## Material to process
----------------

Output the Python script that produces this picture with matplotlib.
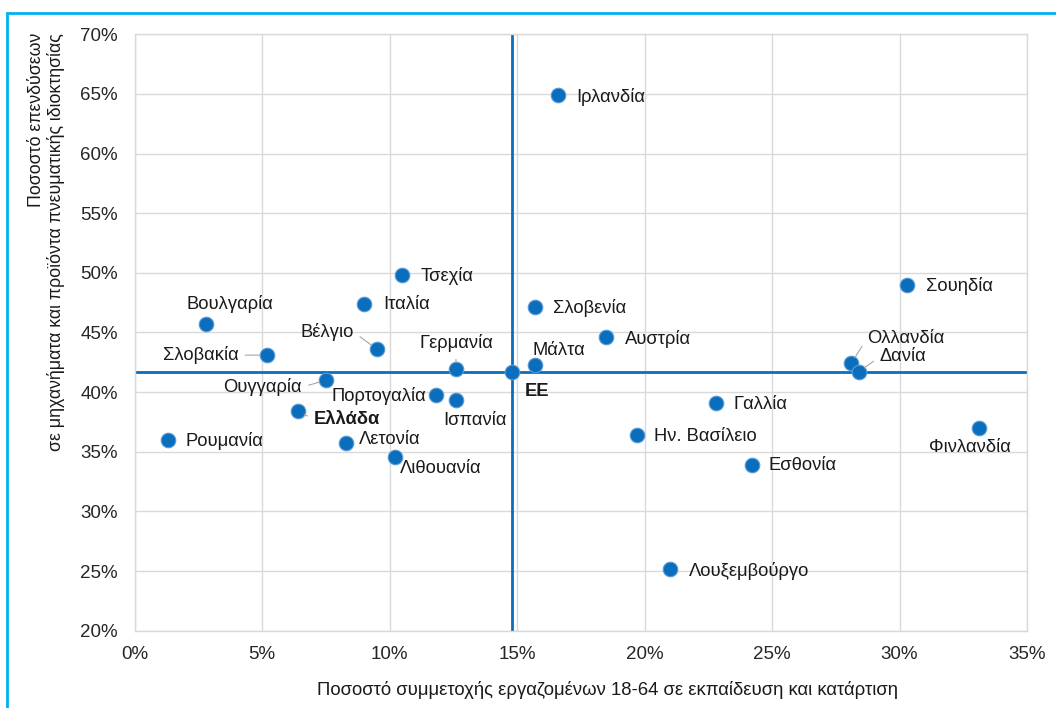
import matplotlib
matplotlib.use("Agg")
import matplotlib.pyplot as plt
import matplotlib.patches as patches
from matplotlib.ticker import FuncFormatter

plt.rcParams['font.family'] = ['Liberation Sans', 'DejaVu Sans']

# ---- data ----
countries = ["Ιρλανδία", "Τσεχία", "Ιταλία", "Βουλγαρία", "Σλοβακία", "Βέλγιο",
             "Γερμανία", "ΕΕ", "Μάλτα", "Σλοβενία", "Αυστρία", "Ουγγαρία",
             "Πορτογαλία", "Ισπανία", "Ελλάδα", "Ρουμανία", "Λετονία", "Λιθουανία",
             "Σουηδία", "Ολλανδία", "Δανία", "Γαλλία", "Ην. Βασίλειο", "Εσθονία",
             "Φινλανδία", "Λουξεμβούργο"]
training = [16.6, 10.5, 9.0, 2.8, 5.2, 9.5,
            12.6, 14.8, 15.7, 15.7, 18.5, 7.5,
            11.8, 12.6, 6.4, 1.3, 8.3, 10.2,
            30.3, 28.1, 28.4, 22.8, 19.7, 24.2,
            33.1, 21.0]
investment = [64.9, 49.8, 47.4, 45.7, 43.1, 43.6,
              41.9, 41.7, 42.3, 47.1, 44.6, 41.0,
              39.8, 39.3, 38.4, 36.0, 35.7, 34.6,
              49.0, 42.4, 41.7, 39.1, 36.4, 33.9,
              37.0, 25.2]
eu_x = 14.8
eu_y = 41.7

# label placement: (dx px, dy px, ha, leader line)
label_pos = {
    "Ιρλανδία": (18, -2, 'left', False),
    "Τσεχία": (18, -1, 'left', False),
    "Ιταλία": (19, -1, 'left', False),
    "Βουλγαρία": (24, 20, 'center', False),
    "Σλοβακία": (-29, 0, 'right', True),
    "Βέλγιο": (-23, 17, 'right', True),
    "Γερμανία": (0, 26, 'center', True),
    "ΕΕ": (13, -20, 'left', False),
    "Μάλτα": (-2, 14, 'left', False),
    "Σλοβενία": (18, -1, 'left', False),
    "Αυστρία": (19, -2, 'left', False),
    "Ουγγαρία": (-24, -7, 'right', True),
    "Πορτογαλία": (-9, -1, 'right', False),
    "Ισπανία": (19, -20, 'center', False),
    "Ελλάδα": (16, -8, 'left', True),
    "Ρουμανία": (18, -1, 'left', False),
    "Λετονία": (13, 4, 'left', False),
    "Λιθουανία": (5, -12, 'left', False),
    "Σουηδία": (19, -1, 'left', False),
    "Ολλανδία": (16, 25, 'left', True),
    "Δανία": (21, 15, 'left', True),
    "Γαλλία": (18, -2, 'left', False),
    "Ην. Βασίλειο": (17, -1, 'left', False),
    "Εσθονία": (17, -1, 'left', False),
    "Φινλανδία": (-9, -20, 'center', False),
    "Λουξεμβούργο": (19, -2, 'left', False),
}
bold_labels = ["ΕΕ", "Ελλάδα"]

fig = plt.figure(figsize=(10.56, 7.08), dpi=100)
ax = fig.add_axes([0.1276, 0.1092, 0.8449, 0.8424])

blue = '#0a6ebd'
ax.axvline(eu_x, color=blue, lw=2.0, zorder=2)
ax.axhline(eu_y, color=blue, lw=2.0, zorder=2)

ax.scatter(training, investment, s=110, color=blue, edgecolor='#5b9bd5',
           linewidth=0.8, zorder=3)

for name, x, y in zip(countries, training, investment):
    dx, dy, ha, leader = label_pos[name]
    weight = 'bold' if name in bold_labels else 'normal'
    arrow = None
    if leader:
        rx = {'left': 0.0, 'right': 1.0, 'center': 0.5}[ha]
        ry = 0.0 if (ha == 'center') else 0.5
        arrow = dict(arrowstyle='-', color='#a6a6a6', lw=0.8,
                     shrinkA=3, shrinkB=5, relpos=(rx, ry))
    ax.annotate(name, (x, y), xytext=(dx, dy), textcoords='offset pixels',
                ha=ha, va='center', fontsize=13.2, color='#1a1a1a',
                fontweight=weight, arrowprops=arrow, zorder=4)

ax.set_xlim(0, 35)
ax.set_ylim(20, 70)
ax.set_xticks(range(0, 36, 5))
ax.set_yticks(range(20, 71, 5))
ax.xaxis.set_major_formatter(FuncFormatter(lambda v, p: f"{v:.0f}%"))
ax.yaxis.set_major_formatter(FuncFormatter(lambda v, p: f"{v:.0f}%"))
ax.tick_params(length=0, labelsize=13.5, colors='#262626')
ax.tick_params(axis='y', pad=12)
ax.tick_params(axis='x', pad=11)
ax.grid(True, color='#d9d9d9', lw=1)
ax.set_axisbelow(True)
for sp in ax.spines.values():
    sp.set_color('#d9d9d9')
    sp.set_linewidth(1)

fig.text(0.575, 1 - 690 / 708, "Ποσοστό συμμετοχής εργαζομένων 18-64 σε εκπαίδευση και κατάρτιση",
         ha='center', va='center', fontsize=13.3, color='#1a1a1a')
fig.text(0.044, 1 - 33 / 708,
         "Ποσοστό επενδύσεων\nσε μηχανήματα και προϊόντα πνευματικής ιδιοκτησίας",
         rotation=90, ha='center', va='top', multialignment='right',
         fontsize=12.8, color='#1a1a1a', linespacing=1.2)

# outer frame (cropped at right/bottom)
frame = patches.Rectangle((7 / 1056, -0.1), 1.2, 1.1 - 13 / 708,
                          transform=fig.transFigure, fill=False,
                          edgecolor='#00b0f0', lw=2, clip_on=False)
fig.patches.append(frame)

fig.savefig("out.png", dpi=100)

----------------

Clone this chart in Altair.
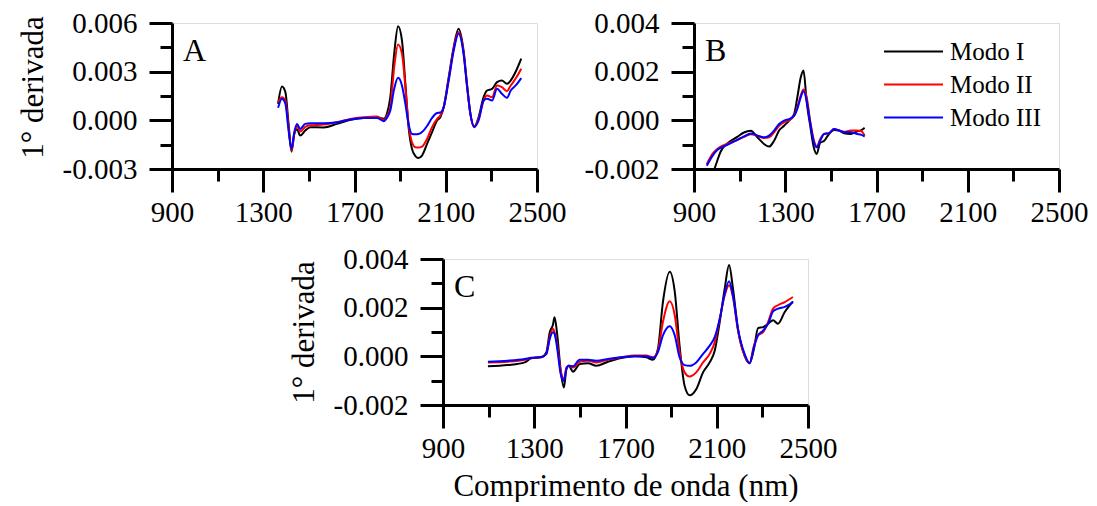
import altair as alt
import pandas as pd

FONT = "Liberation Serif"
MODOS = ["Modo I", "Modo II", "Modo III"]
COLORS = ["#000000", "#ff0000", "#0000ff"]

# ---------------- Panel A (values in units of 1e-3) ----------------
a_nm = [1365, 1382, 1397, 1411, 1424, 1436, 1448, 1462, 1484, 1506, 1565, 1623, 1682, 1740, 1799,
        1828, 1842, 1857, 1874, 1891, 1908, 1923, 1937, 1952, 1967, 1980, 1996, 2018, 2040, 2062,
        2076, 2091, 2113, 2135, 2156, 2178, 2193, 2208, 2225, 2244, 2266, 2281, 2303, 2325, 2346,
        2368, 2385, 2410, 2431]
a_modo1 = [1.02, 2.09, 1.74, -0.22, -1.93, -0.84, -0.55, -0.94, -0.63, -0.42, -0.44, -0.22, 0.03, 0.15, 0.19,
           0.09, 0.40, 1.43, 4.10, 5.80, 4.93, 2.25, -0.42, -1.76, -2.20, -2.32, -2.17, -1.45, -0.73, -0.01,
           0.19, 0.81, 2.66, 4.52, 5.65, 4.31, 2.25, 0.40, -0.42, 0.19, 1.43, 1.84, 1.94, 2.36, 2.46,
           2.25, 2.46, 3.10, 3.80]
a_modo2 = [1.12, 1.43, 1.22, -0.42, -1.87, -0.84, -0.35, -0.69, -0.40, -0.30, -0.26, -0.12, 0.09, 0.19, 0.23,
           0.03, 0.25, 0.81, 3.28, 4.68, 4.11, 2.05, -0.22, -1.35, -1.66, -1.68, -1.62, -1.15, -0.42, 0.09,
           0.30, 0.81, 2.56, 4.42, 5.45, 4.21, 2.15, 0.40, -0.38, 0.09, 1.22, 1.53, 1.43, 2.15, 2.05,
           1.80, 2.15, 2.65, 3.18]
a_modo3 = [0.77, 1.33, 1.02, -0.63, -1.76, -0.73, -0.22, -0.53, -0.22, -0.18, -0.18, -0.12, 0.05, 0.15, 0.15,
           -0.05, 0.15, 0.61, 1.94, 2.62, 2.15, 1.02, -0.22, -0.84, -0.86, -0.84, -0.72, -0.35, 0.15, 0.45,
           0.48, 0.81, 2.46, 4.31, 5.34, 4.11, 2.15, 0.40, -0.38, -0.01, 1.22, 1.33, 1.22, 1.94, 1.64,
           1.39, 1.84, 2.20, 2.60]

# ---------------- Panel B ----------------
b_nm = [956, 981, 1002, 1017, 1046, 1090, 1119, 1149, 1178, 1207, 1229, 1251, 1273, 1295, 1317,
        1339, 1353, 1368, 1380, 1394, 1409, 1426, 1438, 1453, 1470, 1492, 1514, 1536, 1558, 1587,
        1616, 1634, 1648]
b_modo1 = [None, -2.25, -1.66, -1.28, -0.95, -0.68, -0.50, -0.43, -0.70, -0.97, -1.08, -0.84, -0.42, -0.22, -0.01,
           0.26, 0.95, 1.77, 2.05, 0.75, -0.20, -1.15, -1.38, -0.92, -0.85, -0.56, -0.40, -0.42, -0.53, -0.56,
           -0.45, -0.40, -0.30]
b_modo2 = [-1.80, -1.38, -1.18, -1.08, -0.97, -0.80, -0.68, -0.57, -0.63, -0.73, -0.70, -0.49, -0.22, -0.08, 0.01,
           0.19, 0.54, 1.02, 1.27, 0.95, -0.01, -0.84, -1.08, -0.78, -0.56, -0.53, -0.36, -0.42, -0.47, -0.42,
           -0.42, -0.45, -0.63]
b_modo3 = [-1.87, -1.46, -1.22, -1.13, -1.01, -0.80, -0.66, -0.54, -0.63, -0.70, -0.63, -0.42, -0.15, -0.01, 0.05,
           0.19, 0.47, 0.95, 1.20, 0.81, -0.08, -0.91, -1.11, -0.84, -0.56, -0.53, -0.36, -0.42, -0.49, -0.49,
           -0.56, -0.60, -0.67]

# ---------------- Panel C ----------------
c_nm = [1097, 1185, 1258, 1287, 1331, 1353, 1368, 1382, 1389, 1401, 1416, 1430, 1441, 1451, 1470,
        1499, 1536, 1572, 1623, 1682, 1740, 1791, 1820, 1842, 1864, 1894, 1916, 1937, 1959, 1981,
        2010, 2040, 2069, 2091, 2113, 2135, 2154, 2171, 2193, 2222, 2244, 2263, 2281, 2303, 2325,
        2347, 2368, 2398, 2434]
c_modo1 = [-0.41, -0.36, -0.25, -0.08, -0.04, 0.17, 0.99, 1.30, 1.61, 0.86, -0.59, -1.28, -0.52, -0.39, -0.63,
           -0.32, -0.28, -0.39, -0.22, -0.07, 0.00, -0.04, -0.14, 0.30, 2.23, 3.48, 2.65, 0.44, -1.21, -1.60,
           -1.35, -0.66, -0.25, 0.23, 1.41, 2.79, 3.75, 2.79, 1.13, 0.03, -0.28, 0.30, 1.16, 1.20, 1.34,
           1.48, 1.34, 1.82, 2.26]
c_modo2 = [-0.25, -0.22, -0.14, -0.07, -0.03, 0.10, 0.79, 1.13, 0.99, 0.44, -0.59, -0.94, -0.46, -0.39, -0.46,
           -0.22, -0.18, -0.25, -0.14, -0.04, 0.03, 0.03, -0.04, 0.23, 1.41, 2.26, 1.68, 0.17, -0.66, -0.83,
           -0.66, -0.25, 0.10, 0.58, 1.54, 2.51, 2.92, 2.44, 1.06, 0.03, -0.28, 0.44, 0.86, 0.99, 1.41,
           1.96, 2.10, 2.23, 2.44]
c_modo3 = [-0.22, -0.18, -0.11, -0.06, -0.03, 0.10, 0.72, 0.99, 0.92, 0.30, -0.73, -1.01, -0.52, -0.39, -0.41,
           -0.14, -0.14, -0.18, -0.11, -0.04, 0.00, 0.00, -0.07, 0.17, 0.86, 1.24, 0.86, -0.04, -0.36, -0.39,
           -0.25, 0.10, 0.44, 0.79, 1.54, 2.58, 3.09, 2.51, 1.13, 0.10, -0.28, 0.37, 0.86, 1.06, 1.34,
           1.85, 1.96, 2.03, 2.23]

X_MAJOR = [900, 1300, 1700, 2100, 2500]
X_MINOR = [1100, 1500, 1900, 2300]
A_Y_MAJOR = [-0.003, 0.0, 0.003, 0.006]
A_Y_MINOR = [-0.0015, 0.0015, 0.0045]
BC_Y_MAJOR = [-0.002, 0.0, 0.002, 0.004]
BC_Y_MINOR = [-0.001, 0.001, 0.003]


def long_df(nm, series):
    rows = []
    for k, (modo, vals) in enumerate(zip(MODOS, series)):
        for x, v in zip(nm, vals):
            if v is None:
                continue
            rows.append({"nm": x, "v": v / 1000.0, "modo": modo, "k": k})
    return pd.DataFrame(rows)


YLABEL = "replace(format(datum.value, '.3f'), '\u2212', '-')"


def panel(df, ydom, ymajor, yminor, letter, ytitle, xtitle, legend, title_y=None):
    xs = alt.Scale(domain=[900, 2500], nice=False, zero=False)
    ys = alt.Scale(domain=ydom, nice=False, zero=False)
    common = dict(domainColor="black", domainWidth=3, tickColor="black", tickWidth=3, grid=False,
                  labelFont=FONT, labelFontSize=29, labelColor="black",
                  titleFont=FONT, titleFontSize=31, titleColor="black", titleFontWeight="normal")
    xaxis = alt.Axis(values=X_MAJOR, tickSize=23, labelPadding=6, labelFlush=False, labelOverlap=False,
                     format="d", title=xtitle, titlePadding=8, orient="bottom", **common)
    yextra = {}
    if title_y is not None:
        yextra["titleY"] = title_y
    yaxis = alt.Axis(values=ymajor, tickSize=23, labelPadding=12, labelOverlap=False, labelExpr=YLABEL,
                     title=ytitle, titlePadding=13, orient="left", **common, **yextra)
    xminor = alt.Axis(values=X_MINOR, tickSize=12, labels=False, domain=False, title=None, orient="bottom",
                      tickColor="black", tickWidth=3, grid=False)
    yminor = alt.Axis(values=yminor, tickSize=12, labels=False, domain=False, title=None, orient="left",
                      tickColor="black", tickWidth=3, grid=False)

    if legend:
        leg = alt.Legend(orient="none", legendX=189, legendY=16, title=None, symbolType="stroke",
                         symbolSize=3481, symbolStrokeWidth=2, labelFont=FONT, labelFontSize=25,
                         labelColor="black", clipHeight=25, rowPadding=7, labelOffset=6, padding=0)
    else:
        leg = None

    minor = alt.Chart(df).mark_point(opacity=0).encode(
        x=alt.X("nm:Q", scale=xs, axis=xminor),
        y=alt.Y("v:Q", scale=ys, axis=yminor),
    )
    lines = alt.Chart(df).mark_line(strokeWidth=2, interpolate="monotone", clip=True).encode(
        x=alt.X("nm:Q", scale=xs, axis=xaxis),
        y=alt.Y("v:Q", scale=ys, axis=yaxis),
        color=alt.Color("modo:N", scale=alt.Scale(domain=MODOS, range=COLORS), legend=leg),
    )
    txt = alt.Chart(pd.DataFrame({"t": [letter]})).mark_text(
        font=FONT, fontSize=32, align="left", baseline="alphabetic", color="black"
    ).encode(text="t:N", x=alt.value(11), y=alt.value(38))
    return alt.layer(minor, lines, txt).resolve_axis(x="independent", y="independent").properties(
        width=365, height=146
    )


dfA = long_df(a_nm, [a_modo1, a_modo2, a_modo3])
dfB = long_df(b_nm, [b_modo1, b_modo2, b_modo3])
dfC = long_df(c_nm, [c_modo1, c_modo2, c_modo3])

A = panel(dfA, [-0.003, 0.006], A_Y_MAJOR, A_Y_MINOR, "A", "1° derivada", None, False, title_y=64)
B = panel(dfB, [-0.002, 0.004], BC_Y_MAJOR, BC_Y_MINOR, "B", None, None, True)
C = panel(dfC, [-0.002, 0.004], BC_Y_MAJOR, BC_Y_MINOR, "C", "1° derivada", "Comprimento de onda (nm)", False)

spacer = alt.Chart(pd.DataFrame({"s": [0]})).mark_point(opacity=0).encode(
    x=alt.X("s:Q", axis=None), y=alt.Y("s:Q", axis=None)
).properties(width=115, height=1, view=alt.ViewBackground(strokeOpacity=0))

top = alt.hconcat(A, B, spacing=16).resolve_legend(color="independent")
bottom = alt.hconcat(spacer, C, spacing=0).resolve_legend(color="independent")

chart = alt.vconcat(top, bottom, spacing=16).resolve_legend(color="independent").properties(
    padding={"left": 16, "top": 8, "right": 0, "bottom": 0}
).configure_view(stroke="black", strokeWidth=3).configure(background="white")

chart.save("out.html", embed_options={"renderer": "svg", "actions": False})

----------------

Begin with the line that contains "Output the Python", end with the line that contains "plt.rcParams['font.family'] = ['Liberation", and set down every line in that range exactly as it stands, minus the pictures.

## The output
Output the Python script that produces this picture with matplotlib.
import matplotlib
matplotlib.use("Agg")
import matplotlib.pyplot as plt
import matplotlib.patches as patches
from matplotlib.ticker import FuncFormatter

plt.rcParams['font.family'] = ['Liberation Sans', 'DejaVu Sans']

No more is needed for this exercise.